═══ Supplied entries ═══

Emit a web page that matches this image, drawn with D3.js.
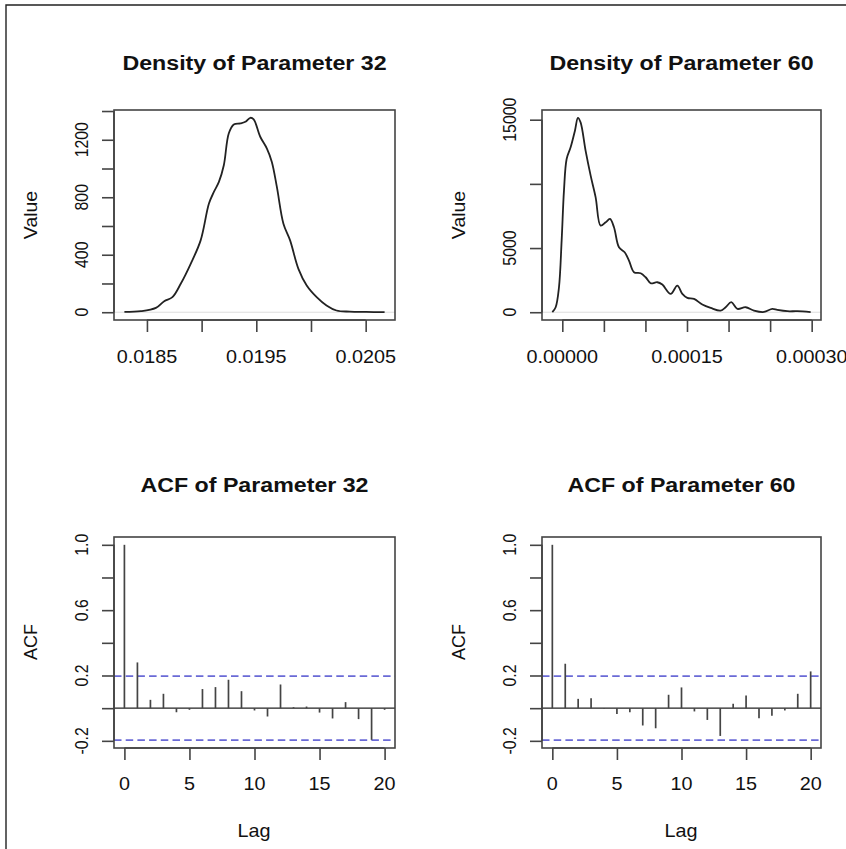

═══
═══ Supplied entries ═══

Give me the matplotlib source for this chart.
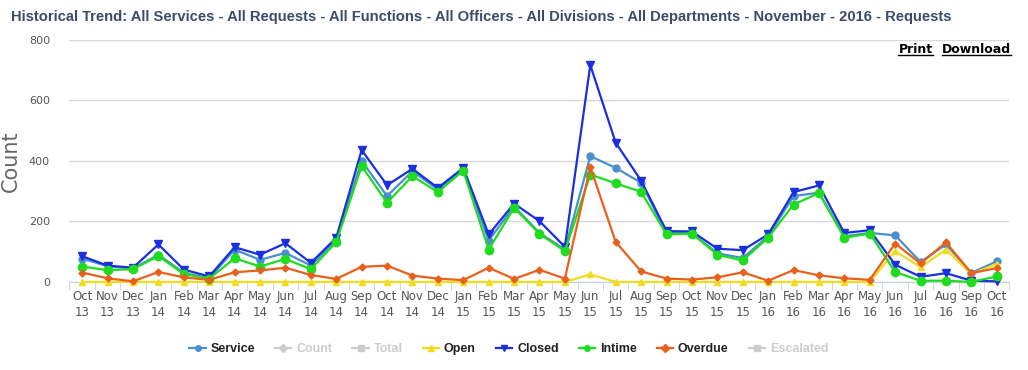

═══
═══ Supplied entries ═══

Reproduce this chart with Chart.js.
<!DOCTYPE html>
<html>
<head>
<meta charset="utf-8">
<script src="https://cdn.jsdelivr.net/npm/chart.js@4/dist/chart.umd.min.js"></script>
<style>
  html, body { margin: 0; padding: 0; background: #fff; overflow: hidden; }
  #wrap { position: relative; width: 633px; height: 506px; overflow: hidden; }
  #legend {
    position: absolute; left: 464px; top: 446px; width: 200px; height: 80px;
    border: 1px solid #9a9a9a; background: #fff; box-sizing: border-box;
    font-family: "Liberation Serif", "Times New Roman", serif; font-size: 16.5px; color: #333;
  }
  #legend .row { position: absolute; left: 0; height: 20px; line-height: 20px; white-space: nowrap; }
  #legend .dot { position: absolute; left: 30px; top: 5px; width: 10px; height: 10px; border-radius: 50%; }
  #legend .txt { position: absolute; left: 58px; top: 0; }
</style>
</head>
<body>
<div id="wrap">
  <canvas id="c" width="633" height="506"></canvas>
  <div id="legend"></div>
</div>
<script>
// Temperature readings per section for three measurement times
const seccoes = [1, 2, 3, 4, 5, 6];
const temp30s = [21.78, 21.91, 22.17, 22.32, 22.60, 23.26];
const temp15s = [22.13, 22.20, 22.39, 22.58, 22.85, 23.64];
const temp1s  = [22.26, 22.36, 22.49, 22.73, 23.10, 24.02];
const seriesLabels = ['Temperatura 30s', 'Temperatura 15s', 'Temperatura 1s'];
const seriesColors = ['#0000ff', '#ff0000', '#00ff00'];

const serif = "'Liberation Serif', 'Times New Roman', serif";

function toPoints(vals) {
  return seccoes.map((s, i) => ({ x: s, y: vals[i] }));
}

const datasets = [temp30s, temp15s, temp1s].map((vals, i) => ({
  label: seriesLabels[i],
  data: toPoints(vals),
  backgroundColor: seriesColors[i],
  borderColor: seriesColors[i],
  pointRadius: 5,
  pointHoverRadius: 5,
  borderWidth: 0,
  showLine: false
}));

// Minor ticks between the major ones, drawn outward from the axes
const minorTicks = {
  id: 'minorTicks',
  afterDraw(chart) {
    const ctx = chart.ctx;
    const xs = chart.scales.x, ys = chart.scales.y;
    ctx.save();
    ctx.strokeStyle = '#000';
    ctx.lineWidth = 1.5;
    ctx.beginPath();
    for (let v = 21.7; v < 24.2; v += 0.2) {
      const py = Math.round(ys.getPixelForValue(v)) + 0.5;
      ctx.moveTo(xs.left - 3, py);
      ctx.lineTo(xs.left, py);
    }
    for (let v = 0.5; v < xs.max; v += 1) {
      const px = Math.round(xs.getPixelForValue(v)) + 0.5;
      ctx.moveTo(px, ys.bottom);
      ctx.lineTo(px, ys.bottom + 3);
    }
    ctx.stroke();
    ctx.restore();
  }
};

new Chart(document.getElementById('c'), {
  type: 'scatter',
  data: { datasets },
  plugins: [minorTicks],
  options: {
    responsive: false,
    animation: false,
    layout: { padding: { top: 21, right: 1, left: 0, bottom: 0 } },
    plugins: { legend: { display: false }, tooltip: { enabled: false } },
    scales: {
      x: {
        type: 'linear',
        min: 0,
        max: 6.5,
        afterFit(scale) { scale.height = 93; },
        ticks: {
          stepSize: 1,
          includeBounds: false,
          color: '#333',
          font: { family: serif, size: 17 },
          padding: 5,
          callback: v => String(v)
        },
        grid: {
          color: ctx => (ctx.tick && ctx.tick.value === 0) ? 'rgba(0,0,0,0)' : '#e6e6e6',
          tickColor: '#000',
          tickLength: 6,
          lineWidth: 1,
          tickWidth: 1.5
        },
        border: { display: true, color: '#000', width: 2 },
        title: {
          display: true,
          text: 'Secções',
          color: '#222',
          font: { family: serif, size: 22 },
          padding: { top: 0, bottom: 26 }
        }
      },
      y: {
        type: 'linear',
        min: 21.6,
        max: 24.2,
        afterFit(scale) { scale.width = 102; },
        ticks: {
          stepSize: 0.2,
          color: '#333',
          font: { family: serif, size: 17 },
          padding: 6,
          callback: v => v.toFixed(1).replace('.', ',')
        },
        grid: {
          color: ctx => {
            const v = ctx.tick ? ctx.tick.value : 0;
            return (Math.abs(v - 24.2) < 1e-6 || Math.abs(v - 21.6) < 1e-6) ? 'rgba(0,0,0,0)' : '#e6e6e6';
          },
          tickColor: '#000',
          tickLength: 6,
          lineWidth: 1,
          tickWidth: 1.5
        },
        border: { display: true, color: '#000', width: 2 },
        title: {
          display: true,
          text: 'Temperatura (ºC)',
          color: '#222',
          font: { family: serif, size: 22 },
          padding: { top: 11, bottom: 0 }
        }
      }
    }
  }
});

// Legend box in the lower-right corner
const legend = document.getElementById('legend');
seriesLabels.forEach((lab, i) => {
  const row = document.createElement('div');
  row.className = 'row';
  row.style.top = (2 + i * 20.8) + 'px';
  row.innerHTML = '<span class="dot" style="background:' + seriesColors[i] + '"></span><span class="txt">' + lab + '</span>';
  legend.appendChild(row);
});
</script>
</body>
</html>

═══

● **Task**: Of all the lines in the data above, state how many include "drawn". Say only the number.

● **Result of this task**: 2